- Former names: Captain's House

General information
- Location: Bauddhaloka Mawatha (Bullers Road), Colombo, Sri Lanka
- Client: Sri Lanka Army

= General's House, Colombo =

The General's House is the official residence of the Commander of the Sri Lanka Army, located in Colombo, Sri Lanka.

==History==
The British Colonial Government of Ceylon constructed several Class “A” type quarters to house government officials along Bullers Road. These houses have a large drawing room, dining room, office room and four large bedrooms. These quarters are semi-detached, being divided by a hollow wall to prevent the passage of sound. Special attention have been given to ventilating the rooms, each house was provided with electric lights, fans, bells, modern sanitary fittings and was connected to the water-carriage system. One of these houses was used by the senior British Naval officer in Colombo, hence it was known as the “Captain’s House”. According to a letter dated 19 June 1947, the Ministry of Agriculture and Lands temporarily handed over the dwelling, then known as the Captain's House, to the then Commander of the Ceylon Garrison Force.
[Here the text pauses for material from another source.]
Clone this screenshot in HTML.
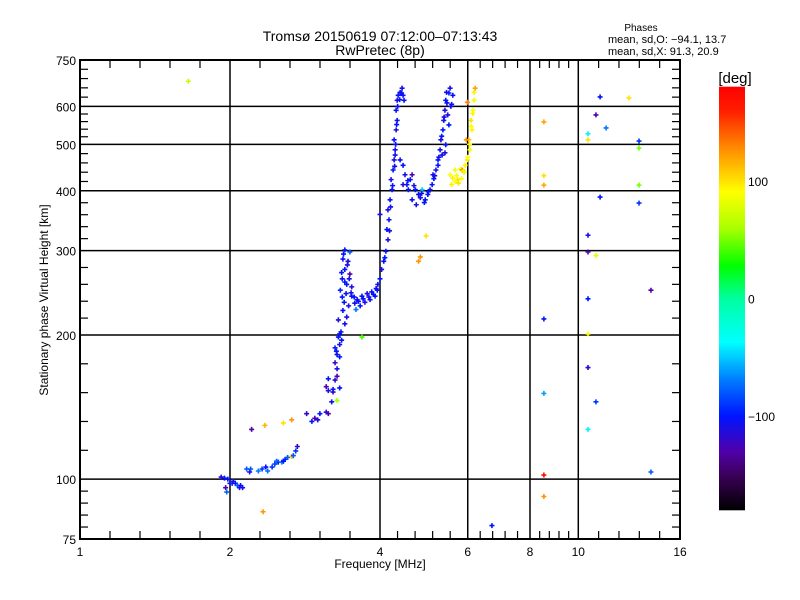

Brigadier James Roderick Sinclair, the Earl of Caithness, was appointed the first Commander of the Ceylon Army in 1949 and played a major role in establishing it as a regular army from the volunteer Ceylon Defence Force till 1952. He and his wife Gabrielle, the Countess of Caithness and their children Lady Bridget, Lady Margaret and Malcolm settled in well at “Captain’s House” at Bullers Road.

Later on Major General Richard Udugama decided to change the name of the Commander of the Army's official residence at Bullers Road (now Bauddhaloka Mawatha) from “Captain’s House” to “General’s House”. From the time of the Earl of Caithness, this became the official residence of the Commander of the Army with a short interruption when the Attorney General moved in there between Brigadier Sir Francis Reid’s departure in 1955 and Brigadier Muttukumaru’s return in January 1956.

==Guard==
A ceremonial guard is mounted at the gates of the house when the commander is present in Colombo during day time. Traditionally the guard is drawn from the commanders parent regiment.